DO THIS
Start with the line that contains "Output the web page that produces this picture with D3.js." and end with the line that contains "var gateCount = [39.4, 34.7, 33]"; retype those lines and the ones between them exactly, without any pictures.

PROVIDED DATA
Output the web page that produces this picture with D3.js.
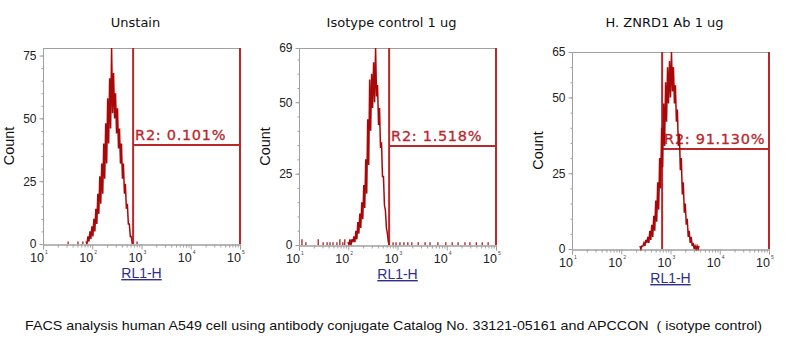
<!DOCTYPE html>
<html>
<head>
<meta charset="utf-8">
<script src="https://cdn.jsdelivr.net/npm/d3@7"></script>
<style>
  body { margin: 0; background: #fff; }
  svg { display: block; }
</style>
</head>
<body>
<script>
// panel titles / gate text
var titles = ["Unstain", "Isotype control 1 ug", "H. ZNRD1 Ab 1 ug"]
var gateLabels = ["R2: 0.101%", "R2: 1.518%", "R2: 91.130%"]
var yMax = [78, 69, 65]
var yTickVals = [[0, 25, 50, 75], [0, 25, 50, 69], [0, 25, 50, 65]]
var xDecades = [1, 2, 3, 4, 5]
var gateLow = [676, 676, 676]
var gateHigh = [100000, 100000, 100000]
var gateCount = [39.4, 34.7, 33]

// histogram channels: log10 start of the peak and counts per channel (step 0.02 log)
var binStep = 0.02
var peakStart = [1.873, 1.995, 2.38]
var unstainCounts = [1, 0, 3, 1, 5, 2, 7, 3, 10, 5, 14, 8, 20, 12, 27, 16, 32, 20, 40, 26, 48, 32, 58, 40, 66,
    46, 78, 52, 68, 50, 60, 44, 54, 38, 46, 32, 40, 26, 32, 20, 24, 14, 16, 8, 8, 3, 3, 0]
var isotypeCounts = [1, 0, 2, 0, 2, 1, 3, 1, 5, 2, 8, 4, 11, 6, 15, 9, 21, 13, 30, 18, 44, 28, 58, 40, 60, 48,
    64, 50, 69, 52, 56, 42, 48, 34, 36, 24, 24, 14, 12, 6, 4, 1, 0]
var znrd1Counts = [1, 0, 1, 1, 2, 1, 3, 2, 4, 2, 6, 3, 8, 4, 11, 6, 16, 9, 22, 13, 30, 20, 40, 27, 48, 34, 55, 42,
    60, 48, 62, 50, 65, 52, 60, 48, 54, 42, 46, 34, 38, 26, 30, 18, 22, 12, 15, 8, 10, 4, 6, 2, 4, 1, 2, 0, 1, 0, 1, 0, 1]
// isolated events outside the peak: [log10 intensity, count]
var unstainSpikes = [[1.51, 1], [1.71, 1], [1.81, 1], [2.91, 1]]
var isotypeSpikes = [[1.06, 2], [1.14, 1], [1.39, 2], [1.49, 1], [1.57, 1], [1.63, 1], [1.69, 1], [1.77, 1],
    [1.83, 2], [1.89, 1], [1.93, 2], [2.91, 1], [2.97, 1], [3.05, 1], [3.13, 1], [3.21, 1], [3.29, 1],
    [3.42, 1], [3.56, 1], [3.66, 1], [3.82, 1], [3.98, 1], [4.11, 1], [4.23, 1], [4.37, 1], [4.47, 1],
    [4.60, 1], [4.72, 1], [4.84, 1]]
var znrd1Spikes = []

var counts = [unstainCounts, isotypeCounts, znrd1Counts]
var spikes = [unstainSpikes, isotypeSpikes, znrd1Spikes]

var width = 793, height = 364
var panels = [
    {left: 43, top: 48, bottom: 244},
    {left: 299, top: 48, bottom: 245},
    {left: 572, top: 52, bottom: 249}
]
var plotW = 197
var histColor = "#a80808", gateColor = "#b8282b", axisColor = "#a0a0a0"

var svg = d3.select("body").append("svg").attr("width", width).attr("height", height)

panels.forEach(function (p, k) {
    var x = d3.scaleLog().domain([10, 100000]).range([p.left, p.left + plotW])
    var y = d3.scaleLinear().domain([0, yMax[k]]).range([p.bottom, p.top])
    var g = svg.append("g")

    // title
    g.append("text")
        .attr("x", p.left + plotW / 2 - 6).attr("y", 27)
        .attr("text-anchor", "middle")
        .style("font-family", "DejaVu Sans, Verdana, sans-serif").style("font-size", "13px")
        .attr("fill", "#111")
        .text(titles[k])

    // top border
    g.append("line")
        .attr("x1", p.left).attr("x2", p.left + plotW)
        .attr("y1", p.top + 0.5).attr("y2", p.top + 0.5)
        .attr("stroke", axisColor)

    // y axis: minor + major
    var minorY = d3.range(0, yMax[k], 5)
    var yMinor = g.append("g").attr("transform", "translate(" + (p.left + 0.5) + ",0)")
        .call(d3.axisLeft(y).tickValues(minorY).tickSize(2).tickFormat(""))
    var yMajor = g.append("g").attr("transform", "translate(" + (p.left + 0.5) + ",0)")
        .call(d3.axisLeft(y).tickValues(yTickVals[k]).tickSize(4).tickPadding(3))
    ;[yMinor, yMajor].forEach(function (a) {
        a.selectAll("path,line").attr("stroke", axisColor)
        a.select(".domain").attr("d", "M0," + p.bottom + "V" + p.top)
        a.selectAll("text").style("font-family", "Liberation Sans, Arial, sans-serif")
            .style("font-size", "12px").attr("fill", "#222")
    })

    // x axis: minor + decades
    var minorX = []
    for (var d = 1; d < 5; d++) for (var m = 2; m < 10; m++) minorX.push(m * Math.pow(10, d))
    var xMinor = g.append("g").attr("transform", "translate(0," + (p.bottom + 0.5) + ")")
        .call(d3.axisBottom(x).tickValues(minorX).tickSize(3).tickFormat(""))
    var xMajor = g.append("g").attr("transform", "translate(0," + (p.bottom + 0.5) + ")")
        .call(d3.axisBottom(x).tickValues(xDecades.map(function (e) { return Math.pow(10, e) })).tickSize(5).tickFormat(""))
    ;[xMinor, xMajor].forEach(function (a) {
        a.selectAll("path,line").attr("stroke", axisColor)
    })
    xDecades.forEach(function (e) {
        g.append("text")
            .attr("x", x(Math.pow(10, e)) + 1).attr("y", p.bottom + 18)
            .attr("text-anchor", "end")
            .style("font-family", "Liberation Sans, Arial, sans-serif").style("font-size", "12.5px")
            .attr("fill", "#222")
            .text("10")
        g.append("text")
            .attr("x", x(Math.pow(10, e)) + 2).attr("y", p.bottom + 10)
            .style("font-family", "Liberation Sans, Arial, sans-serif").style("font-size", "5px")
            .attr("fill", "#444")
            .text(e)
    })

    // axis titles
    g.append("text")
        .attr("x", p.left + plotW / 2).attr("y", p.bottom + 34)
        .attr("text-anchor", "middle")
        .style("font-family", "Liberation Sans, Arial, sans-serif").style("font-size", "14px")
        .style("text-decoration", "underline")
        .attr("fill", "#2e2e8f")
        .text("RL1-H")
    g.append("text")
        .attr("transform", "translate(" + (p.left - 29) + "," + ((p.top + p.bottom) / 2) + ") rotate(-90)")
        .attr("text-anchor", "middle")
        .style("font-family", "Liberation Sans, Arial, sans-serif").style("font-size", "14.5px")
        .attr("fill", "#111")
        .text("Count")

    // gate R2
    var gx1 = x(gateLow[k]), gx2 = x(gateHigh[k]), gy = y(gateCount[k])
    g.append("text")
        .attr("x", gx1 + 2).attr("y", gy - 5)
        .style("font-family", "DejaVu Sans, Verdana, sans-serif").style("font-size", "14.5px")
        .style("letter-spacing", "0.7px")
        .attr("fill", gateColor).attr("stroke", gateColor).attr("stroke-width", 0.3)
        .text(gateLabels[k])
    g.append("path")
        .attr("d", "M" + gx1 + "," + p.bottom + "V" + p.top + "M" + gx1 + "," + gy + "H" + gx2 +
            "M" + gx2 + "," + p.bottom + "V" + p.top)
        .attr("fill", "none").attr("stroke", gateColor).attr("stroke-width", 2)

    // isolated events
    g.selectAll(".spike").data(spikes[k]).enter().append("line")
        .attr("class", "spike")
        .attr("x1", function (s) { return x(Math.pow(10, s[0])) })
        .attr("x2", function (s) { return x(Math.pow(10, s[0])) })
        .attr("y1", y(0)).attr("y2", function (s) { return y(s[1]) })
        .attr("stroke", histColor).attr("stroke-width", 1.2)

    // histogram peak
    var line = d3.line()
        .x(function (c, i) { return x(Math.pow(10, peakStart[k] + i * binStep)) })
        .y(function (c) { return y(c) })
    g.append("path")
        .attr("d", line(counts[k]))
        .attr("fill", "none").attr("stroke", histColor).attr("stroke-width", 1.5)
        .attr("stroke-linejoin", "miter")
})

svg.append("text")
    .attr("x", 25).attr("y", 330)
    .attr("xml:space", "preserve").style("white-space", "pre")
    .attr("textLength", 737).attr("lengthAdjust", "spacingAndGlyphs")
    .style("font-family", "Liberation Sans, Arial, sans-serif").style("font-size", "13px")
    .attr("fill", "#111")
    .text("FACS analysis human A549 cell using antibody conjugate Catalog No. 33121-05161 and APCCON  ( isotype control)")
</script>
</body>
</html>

* * *

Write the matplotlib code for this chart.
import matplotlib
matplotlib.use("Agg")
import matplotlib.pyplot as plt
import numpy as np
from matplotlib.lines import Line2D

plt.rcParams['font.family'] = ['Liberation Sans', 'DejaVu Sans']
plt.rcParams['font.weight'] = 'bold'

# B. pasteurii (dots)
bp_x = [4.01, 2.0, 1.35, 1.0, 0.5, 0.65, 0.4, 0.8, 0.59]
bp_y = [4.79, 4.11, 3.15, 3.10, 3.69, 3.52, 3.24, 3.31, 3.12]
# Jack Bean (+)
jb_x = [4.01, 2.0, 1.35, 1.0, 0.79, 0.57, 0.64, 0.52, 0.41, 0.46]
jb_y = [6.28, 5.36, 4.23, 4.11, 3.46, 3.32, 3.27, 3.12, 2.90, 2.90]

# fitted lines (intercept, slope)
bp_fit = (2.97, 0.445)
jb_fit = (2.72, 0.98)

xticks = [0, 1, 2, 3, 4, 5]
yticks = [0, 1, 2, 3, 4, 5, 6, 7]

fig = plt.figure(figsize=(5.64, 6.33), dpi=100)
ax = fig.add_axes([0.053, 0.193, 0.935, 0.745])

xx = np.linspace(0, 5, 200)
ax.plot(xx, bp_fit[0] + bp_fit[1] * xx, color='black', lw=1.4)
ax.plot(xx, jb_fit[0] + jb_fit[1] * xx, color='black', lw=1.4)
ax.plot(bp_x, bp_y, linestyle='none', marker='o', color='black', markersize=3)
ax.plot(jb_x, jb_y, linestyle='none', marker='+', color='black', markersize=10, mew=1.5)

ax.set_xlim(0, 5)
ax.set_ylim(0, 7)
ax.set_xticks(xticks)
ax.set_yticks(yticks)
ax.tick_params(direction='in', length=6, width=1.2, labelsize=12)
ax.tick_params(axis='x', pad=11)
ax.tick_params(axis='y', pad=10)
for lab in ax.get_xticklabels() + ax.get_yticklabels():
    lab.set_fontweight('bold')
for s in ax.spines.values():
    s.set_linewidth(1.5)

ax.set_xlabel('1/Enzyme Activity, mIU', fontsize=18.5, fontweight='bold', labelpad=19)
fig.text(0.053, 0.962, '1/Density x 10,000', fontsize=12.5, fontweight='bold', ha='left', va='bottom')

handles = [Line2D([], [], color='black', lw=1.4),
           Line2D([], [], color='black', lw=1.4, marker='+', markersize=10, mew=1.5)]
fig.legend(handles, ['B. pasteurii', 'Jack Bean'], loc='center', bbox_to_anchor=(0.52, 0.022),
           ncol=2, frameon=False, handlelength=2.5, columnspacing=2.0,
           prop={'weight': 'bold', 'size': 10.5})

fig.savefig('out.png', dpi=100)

==

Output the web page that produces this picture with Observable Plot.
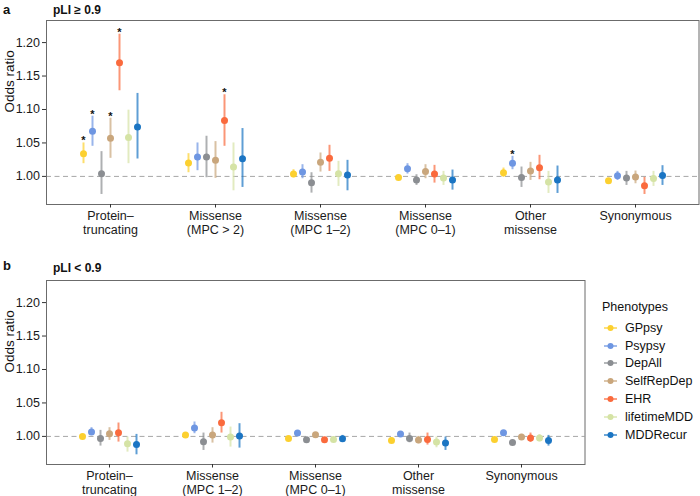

WORKED ANSWER
Output the web page that produces this picture with D3.js.
<!DOCTYPE html>
<html>
<head>
<meta charset="utf-8">
<script src="https://cdn.jsdelivr.net/npm/d3@7"></script>
<style>
  body { margin: 0; background: #fff; }
  svg { display: block; }
</style>
</head>
<body>
<script>
// panel titles / gate text
var titles = ["Unstain", "Isotype control 1 ug", "H. ZNRD1 Ab 1 ug"]
var gateLabels = ["R2: 0.101%", "R2: 1.518%", "R2: 91.130%"]
var yMax = [78, 69, 65]
var yTickVals = [[0, 25, 50, 75], [0, 25, 50, 69], [0, 25, 50, 65]]
var xDecades = [1, 2, 3, 4, 5]
var gateLow = [676, 676, 676]
var gateHigh = [100000, 100000, 100000]
var gateCount = [39.4, 34.7, 33]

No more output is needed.